(Photo by tcp909.)
Let’s talk about something near and dear to my heart. Hot dogs. Yep, you know you love ‘em. Whether it be a homemade weiner with kraut from Binkert’s or a dirty water dog sporting mustard and neon-green relish, hot dogs rank pretty high on my favorites list. So it really struck me when I heard Candy Chang talk about one of her many design for change projects, a Street Vendor Guide for New York City’s ubiquitous food cart vendors. She spoke last Thursday as part of the Mixed Media Lecture series hosted by the Center for Art Education and the MICA Graphic Design department.
Chang describes herself as an artist who wants to make cities more emotional. She is a TED Senior Fellow, a Tulane Urban Innovation Fellow, a World Economic Forum Young Global Leader, and was named a “Live Your Best Life” Local Hero by Oprah Magazine. By combining public art with civic engagement and personal well-being, she has been recognized for exploring new strategies for the design of our cities in order to live our best lives. More of her biography can be found here.
We choose what consumes our hearts. The world becomes more rewarding when you look beyond what you’re searching for. —Candy Chang
Chang worked with Rosten Woo and John Mangin of the Center for Urban Pedagogy (CUP) and Sean Basinski of The Street Vendor Project to make the Street Vendor Guide an accessible and understandable presentation of important regulations. They found that many vendors were receiving fines of up to $1,000 for small violations that could easily be avoided. Taking a look at the old regulation documents, however, one could easily see how the information was getting lost in translation, often quite literally. Chang designed a new vendor guide that depicts the safety rules and street regulations in easy-to-understand illustrations accompanied by text in Bengali, Arabic, Chinese, English and Spanish. It also includes policy reform recommendations and personal vendor stories. Guides were distributed for free to thousands of street vendors and are available as a download from the CUP’s Making Policy Public site.
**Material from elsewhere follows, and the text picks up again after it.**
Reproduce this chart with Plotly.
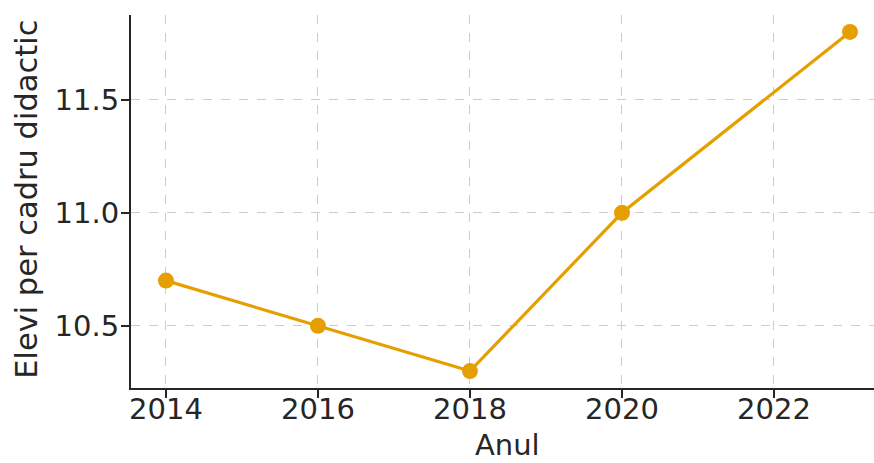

This is just one example of how Chang’s work has shifted a microcosm. Her other work is equally inspiring, crossing the intersections of public art and urban planning, design and communication. One of her more recent projects is Neighborland, an online tool about real places that stemmed from her I Wish This Was public art installations. It promotes community discussion about ways to improve common spaces and connects like-minded citizens with an emphasis on pooling resources. The website encourages residents to speak up about what they want to see change in their city. Prominent street signage encouraged people to also text their ideas to the site, allowing conversations and grass-roots efforts to oscillate between the screen and real world. This unique project is an example of how the gap between the online world and reality can be bridged. I think future efforts to further explore the possibilities of this connection between technology and community will become cutting edge innovations in social change.
So I was describing this post with some enthusiasm to a friend, and explaining the street vendor project as an example of social design. “Cool,” said the friend, “who paid for it?” That struck me as a very good question. I’m curious too how this project was funded, and, more broadly, how social design projects are generally funded and a discussion of how they should be. The economics of social design.